Is there an example of KMZ that really links to other non-contained KML files?

Best regards,
Oleg Chernavin
MP Staff
Alex 08/12/2010 04:49 am
It is just that single file. :)
Others have TONS of internal links (mostly to another KML\KMZs stored at different folders within the same server). Also there might be more than one KML file inside KMZ package. See this one:
http://mw2.google.com/mw-ocean/ocean/kml/ark/en/0/root.kmz

PS: and yes, I need all those images (as you mentioned) as well. In fact, I need ALL resources within all links inside the KML\KMZ (images and all those kml\kmz referring to each other), to keep the whole files structure locally on my server's HDD (for caching purposes).
Oleg Chernavin 08/12/2010 03:38 pm
I see. Yes, this one contains links to external .kmz files, like http://mw2.google.com/mw-ocean/ocean/kml/ark/en/0/03232.kmz

I will try to work on this, but not sure if it will take a lot of time or not. It is not easy because I have to unpack the file and pack it back after URLs are changed to offline ones.

Oleg.
Alex 08/13/2010 12:56 am
Nono, I no need them to be changed.
I need to duplicate the file structure on the selected server (say, http://mw2.google.com/).
Most of URLs in the KML file are not absolute (like "pics/icon.png", but not "http://mw2.google.com/pics/icon.png"), so there is no any need to modify the KML itself.
If there is an absolute path to the different server - just add it to the queue as it is, and OE will download that to the different folder (say, /Download/mw3.google.com/* instead of /Download/mw2.google.com/*) without any modifications of the KMLs. I need them in their original state - just to mirror'em as they are at their original location. And my Squid will deal with all absolute URLs when they are in the /cache folder, dont worry about that. :)

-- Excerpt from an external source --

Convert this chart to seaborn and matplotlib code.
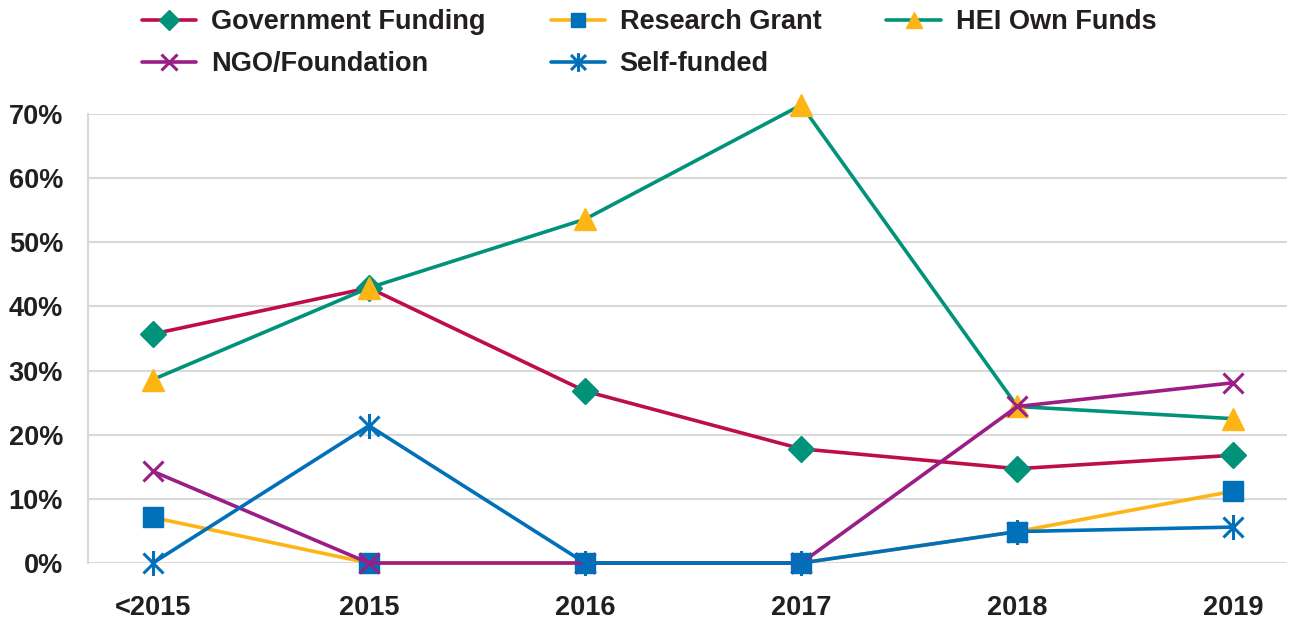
import numpy as np
import matplotlib
matplotlib.use("Agg")
import matplotlib.pyplot as plt
from matplotlib.path import Path
import seaborn as sns

categories = ["<2015", "2015", "2016", "2017", "2018", "2019"]
gov_funding = [35.7, 42.9, 26.8, 17.8, 14.7, 16.8]
research_grant = [7.1, 0.0, 0.0, 0.0, 4.9, 11.2]
hei_own_funds = [28.6, 42.9, 53.6, 71.4, 24.4, 22.5]
ngo_foundation = [14.3, 0.0, 0.0, 0.0, 24.4, 28.1]
self_funded = [0.0, 21.4, 0.0, 0.0, 4.9, 5.6]
y_ticks = [0, 10, 20, 30, 40, 50, 60, 70]

sns.set_theme(style="white")
plt.rcParams['font.family'] = ['Liberation Sans', 'DejaVu Sans']

fig = plt.figure(figsize=(12.9, 6.21), dpi=100)
ax = fig.add_axes([88/1290, 1-563/621, 1-88/1290-0.002, (563-114)/621])

x = np.arange(len(categories))

star = Path([(0, -1), (0, 1), (-0.8, -0.8), (0.8, 0.8), (-0.8, 0.8), (0.8, -0.8)],
            [Path.MOVETO, Path.LINETO, Path.MOVETO, Path.LINETO, Path.MOVETO, Path.LINETO])

series = [
    ("Government Funding", gov_funding, "#BE0D4B", "D", "#00937A", 13, 1),
    ("Research Grant", research_grant, "#FDB515", "s", "#0070BA", 14, 1),
    ("HEI Own Funds", hei_own_funds, "#00937A", "^", "#FDB515", 16, 1),
    ("NGO/Foundation", ngo_foundation, "#9B1D86", "x", "#9B1D86", 15, 2.2),
    ("Self-funded", self_funded, "#0070BA", star, "#0070BA", 18, 2.2),
]

handles = {}
for name, vals, lc, mk, mc, ms, mew in series:
    sns.lineplot(x=x, y=vals, ax=ax, color=lc, linewidth=2.6, marker=mk,
                 markersize=ms, markerfacecolor=mc, markeredgecolor=mc,
                 markeredgewidth=mew, label=name, clip_on=False, legend=False)
    handles[name] = ax.get_lines()[-1]

ax.set_xlim(-0.3, 5.25)
ax.set_ylim(0, 70)
ax.set_yticks(y_ticks)
ax.set_yticklabels([f"{v}%" for v in y_ticks])
ax.set_xticks(x)
ax.set_xticklabels(categories)
ax.yaxis.grid(True, color="#D9D9D9", linewidth=1.5)
ax.set_axisbelow(True)
for s in ["top", "right", "bottom"]:
    ax.spines[s].set_visible(False)
ax.spines["left"].set_color("#D9D9D9")
ax.spines["left"].set_linewidth(1.5)
ax.tick_params(axis="y", length=0, pad=18, labelsize=19.5, labelcolor="#231F20")
ax.tick_params(axis="x", length=0, pad=23, labelsize=19.5, labelcolor="#231F20")
for lbl in ax.get_xticklabels() + ax.get_yticklabels():
    lbl.set_fontweight("bold")
ax.set_xlabel("")
ax.set_ylabel("")

order = ["Government Funding", "NGO/Foundation", "Research Grant", "Self-funded", "HEI Own Funds"]
leg = fig.legend([handles[n] for n in order], order, ncol=3, loc="upper left",
                 bbox_to_anchor=(138/1290, 1 - 5/621), frameon=False,
                 prop={"weight": "bold", "size": 19.5}, handlelength=2.0,
                 handletextpad=0.55, columnspacing=2.4, labelspacing=0.6,
                 borderaxespad=0, borderpad=0.15)
for t in leg.get_texts():
    t.set_color("#231F20")
for h in leg.legend_handles:
    h.set_markersize(h.get_markersize() * 0.75)

fig.savefig("out.png", dpi=100)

So, the idea is to mirror the whole KML/KMZ structure (including all crosslinked files) from the server to my HDD, without modifications of the files themselves. Just get the KML, save it, [unpack+]open the file, parse for the next links and drop it. Nothing needs to be to modified in the files.

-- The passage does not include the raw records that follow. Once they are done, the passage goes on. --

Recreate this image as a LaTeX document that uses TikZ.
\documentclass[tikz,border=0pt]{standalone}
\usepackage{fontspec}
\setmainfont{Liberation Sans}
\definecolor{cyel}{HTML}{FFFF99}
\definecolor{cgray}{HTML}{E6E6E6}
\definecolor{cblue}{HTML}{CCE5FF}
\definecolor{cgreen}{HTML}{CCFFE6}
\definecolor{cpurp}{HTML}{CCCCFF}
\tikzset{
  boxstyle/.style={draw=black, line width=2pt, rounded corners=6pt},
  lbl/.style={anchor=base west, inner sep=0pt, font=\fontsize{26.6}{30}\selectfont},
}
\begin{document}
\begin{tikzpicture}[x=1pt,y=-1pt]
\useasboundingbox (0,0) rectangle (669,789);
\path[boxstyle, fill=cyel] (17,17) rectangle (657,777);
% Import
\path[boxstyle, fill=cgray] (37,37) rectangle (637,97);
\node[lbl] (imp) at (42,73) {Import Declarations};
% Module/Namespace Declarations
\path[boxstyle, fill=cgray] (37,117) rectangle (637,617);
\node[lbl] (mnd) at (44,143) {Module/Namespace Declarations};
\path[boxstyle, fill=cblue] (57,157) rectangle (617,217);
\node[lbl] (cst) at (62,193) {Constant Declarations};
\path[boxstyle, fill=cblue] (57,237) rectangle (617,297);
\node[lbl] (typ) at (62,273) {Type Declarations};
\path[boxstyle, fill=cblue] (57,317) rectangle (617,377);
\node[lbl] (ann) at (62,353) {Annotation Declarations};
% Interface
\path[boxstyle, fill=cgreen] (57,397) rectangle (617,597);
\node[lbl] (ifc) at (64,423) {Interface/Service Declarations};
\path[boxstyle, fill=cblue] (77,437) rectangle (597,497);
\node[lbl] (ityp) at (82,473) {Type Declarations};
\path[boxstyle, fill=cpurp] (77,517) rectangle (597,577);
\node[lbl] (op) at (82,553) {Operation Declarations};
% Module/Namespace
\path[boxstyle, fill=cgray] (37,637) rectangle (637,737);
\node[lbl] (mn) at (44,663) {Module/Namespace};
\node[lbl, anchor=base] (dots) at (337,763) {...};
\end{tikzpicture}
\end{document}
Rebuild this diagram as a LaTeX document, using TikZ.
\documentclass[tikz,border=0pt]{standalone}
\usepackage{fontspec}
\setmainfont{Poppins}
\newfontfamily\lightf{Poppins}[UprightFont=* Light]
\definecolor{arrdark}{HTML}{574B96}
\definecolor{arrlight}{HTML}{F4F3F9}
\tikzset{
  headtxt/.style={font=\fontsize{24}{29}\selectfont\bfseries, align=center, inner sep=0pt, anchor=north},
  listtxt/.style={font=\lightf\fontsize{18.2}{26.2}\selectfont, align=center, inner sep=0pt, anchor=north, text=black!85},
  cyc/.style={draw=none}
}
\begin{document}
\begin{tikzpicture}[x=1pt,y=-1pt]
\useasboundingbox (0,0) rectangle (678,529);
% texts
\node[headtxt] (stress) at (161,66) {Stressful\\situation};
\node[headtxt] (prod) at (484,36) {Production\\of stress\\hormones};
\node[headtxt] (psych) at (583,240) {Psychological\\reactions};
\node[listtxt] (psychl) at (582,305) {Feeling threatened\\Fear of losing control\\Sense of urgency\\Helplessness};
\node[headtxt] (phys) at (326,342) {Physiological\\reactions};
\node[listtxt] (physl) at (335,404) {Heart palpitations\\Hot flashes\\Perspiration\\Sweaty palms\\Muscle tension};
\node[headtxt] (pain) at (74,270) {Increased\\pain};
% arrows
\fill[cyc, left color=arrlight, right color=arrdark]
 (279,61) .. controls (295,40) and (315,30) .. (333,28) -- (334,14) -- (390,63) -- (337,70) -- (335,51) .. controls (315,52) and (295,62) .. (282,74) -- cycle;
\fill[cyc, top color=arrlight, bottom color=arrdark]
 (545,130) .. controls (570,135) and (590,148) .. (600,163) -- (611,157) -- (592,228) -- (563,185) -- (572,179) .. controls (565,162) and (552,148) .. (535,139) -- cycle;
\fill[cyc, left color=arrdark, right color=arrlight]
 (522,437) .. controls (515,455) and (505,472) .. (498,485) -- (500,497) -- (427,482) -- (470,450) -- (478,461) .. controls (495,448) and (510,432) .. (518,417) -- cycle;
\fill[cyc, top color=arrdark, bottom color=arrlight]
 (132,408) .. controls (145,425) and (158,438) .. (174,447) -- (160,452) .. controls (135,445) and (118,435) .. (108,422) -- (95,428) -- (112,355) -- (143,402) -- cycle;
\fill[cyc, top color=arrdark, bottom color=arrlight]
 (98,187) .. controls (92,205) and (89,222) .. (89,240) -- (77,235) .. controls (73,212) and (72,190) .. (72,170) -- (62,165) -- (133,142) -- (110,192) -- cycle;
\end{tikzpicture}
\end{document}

PS: or may you have other idea to do the task? May any scripts be attached to OE to do such of job? Im familiar with Perl and part of the job may be scripted out (like a part of unzipping the files), etc. Just yet no idea how to attach the script to OE, except than a proxy-script way...:(
Oleg Chernavin 08/26/2010 12:33 pm
Well, so far there is no such scripting way yet. I will think on adding that to 6.0 version. Quite loaded with lots of developments so far.

Oleg.
Yury 08/31/2012 08:17 am
Приветствую, Олег!
Судя по всему парсинг kml не приоритетная задача? Жаль, это даст возможность загрузки panoramio. Может быть найдете время?

http://www.panoramio.com/panoramio.kml?LANG=ru_RU.utf8&BBOX=8.964843750,42.293564192,9.140625000,42.423456518
Oleg Chernavin 08/31/2012 08:19 am
I added KML files parsing (non-compressed files so far). Here is the updated oe.exe file (Professional Edition):

http://www.metaproducts.com/download/betas/OEP3836.zip

Oleg.